The task => Give back the entire listing verbatim.

**** Dataset content

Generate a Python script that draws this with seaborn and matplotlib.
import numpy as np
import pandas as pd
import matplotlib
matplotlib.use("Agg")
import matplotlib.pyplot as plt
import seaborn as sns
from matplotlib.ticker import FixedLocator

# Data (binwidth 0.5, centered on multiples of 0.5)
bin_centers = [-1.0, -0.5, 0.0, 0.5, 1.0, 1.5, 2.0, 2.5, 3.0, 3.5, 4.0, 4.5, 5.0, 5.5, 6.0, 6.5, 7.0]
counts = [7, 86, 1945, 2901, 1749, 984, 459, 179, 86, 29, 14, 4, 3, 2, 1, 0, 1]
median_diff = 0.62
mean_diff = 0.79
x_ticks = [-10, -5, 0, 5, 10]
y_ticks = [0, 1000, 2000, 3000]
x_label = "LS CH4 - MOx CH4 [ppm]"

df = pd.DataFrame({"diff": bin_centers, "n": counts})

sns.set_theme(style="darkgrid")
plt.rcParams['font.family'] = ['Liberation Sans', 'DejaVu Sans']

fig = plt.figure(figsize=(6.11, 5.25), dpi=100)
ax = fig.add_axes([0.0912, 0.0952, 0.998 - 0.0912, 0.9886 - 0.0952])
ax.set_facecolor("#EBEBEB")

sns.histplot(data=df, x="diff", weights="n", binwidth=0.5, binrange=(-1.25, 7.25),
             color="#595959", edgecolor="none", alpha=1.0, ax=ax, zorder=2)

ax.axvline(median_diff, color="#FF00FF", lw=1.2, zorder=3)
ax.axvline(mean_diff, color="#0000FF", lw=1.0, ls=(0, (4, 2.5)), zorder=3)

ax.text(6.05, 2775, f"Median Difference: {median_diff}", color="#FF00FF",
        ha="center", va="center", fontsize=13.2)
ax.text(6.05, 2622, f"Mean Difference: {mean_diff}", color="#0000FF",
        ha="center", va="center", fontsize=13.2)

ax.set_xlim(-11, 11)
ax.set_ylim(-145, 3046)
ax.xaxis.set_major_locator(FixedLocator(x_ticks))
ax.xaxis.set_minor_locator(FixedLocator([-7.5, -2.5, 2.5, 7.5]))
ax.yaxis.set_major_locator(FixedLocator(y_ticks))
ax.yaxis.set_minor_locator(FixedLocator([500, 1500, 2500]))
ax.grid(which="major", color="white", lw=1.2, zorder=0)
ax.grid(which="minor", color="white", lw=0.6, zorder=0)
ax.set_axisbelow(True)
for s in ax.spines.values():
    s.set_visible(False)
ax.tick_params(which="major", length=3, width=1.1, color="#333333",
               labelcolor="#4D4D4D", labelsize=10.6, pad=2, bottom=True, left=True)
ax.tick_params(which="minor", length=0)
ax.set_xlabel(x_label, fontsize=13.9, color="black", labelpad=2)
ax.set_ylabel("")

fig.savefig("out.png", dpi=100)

********

Solution below =>
Generate a Python script that draws this with seaborn and matplotlib.
import numpy as np
import pandas as pd
import matplotlib
matplotlib.use("Agg")
import matplotlib.pyplot as plt
import seaborn as sns
from matplotlib.ticker import FixedLocator

# Data (binwidth 0.5, centered on multiples of 0.5)
bin_centers = [-1.0, -0.5, 0.0, 0.5, 1.0, 1.5, 2.0, 2.5, 3.0, 3.5, 4.0, 4.5, 5.0, 5.5, 6.0, 6.5, 7.0]
counts = [7, 86, 1945, 2901, 1749, 984, 459, 179, 86, 29, 14, 4, 3, 2, 1, 0, 1]
median_diff = 0.62
mean_diff = 0.79
x_ticks = [-10, -5, 0, 5, 10]
y_ticks = [0, 1000, 2000, 3000]
x_label = "LS CH4 - MOx CH4 [ppm]"

df = pd.DataFrame({"diff": bin_centers, "n": counts})

sns.set_theme(style="darkgrid")
plt.rcParams['font.family'] = ['Liberation Sans', 'DejaVu Sans']

fig = plt.figure(figsize=(6.11, 5.25), dpi=100)
ax = fig.add_axes([0.0912, 0.0952, 0.998 - 0.0912, 0.9886 - 0.0952])
ax.set_facecolor("#EBEBEB")

sns.histplot(data=df, x="diff", weights="n", binwidth=0.5, binrange=(-1.25, 7.25),
             color="#595959", edgecolor="none", alpha=1.0, ax=ax, zorder=2)

ax.axvline(median_diff, color="#FF00FF", lw=1.2, zorder=3)
ax.axvline(mean_diff, color="#0000FF", lw=1.0, ls=(0, (4, 2.5)), zorder=3)

ax.text(6.05, 2775, f"Median Difference: {median_diff}", color="#FF00FF",
        ha="center", va="center", fontsize=13.2)
ax.text(6.05, 2622, f"Mean Difference: {mean_diff}", color="#0000FF",
        ha="center", va="center", fontsize=13.2)

ax.set_xlim(-11, 11)
ax.set_ylim(-145, 3046)
ax.xaxis.set_major_locator(FixedLocator(x_ticks))
ax.xaxis.set_minor_locator(FixedLocator([-7.5, -2.5, 2.5, 7.5]))
ax.yaxis.set_major_locator(FixedLocator(y_ticks))
ax.yaxis.set_minor_locator(FixedLocator([500, 1500, 2500]))
ax.grid(which="major", color="white", lw=1.2, zorder=0)
ax.grid(which="minor", color="white", lw=0.6, zorder=0)
ax.set_axisbelow(True)
for s in ax.spines.values():
    s.set_visible(False)
ax.tick_params(which="major", length=3, width=1.1, color="#333333",
               labelcolor="#4D4D4D", labelsize=10.6, pad=2, bottom=True, left=True)
ax.tick_params(which="minor", length=0)
ax.set_xlabel(x_label, fontsize=13.9, color="black", labelpad=2)
ax.set_ylabel("")

fig.savefig("out.png", dpi=100)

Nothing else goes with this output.